Current and former Justice Department officials, as well as experts in legal ethics, question
the propriety of Gonzales's continuing to advise Bush about the investigation after learning that it might examine his own
actions. The attorney general, they say, was remiss if he did not disclose that information to the president. But if Gonzales
did inform Bush about the possibility and the president responded by stymieing the probe, that would raise even more-serious
questions as to whether Bush acted to protect Gonzales, they said.
President Bush's shutting down of the Justice Department
probe was disclosed in July. However, it has not been previously reported that investigators were about to question at least
two crucial witnesses and examine documents that might have shed light on Gonzales's role in authorizing and overseeing the
eavesdropping program.
Investigators from the Office of Professional Responsibility notified senior aides to Gonzales
early last year that the first two people they intended to interview were Jack Goldsmith, who had been an
assistant attorney general for the Office of Legal Counsel, and James A. Baker, the counsel for Justice's
Office of Intelligence Policy and Review. Both men had raised questions about the propriety and legality of various aspects
of the eavesdropping program, which was undertaken after September 11 as an anti-terrorism tool.
H. Marshall
Jarrett, the head of OPR, informed senior Justice officials in a January 20, 2006, memo that he had "asked the
Office of Legal Counsel to provide information and documents in its possession relating to the [National Security Agency]
program." The memo also said that the office had asked Baker to "submit to an interview concerning the NSA program
and its relationship to the department's dealings with the [Foreign Intelligence Surveillance Act] court."
Law enforcement officials said that Gonzales's senior aides then informed him that OPR wanted to launch
its inquiry by interviewing Goldsmith and Baker.
Goldsmith and others within the Office of Legal Counsel had clashed
with Gonzales when Gonzales had been a strong advocate of the eavesdropping program during his tenure as White House counsel.
Then-Attorney General John Ashcroft and then-Deputy Attorney General James B. Comey shared
some of the same concerns as Goldsmith about the program's legality, according to interviews with current and former officials
and to published accounts.
The Justice Department officials told Gonzales and other White House aides in early 2004
that they would not support the reauthorization of the program, which was first authorized in 2002, unless changes were made
to bring it into legal compliance.
Although the White House agreed to the modifications, some members of Congress,
legal scholars, and several federal judges continued to express reservations that the program was outside the law or was unconstitutional.
On January 17 of this year, the Bush administration altered the controversial program, saying it would no longer allow eavesdropping
without warrants on electronic communications between individuals within the U.S. and individuals abroad having suspected
terrorist ties.
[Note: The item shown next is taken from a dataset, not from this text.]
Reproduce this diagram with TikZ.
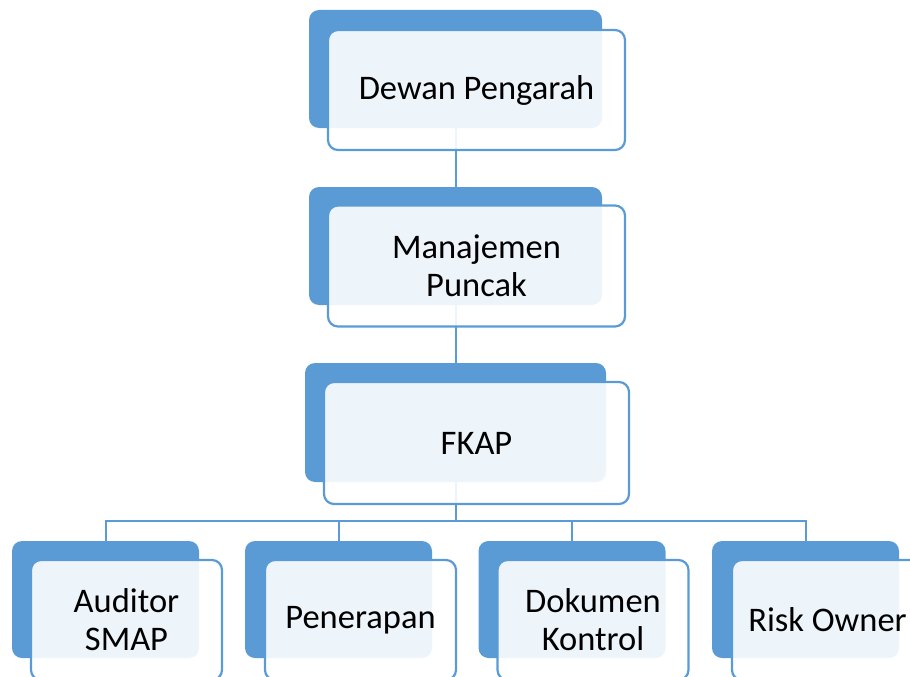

The administration agreed that all requests for electronic eavesdropping would, as was the case before the
program's inception, be subject to judicial review by a special federal court under the Foreign Intelligence Surveillance
Act.
Worries At Justice
A
senior federal law enforcement official said that after OPR launched its inquiry in early 2006, Justice Department political
appointees were concerned that the internal ethics office might conclude that Gonzales or other administration officials had
sidestepped the law in the authorization and oversight of the program.
OPR did not have a mandate to determine whether
the eavesdropping program itself was illegal or unconstitutional. Rather, the office was to investigate "allegations
of misconduct involving department attorneys that relate to the exercise of their authority to investigate, litigate, or provide
legal advice," according to the office's policies and procedures.
Baker, the counsel for Justice's intelligence
office -- and the second official whom OPR investigators were eager to interview -- had warned the presiding judge of the
FISA court that authorities improperly used information from the program to obtain surveillance warrants submitted to the
court, Justice officials recalled in interviews.
If the Justice inquiry had been allowed to continue, Baker would almost
certainly have been asked about any discussions he had with Gonzales and his top aides regarding these issues, according to
officials close to the inquiry.
Jarrett undertook his investigation after receiving a request on January 9, 2006, from Rep. Maurice Hinchey, D-N.Y., and three other House Democrats. Hinchey and the other lawmakers were responding to a December 16, 2005, New York Times
article that disclosed the program's existence.
In his January 20 memo, Jarrett asked that he, four other attorneys
in his office, and two administrative aides receive security clearances so that they could proceed with their investigation.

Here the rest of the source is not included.